Just because you’re running a small business and not an international corporation doesn’t mean you’re immune from legal concerns.  As the owner of a small business, you need to take steps to safeguard both your company and your livelihood.  Here are five ways to protect your small business against legal fallout:

1. Do Your Research

As a small business owner, you need to research the employment and labor laws affecting your organization.  Along with hiring laws, businesses need to know the guidelines surrounding employee benefits, human resources, and wages. As of this year, salaries employees earning less than $47,476 annually are eligible for overtime pay.  If your team members regularly work long hours, you might want to consult a lawyer to be sure you aren’t violating labor laws.  There have been many instances recently where small businesses take help from independent contractors not fully understanding the rules that define the distinction between independent contractors and employees.

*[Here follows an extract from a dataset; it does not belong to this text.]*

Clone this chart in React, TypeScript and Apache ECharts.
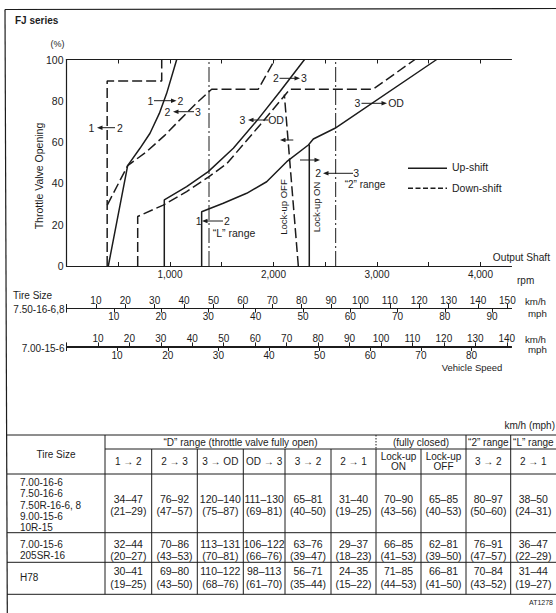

2. Stay Up to Date on Taxes

Failing to file taxes on time – or neglecting to pay your bill in full – can put you in dangerous standing with Uncle Sam.  Although tracking sales and expenses isn’t always fun, it’s crucial to record this information and check that you’re only deducting those costs that the IRS allows.  For best results, strive to record purchases as soon as they happen rather than waiting and fudging the figures down the line.

3. Separate Your Business From Yourself

As passionate as you might be about your small business, it’s important that you not consider yourself and your company a single entity.  As a sole proprietor, you can be sued along with your business, putting your home and other assets at risk.  For this reason, business owners should consider incorporating to separate their personal finances from those of the organization.  Because corporations have their own unique tax rules, owners should consider consulting with accountants upon incorporation to ensure they’re following all the necessary rules and regulations.

4. Protect Your Assets

Savvy small business owners take steps to protect their assets in the eyes of the law.  Rather than assuming your products are safe from copycats, consult a lawyer about trademarking, copyrighting, and patenting your business’ property. It’s usually cheaper to obtain a copyright immediately after the creation of a product than to deal with lawsuits and legal ramifications down the line.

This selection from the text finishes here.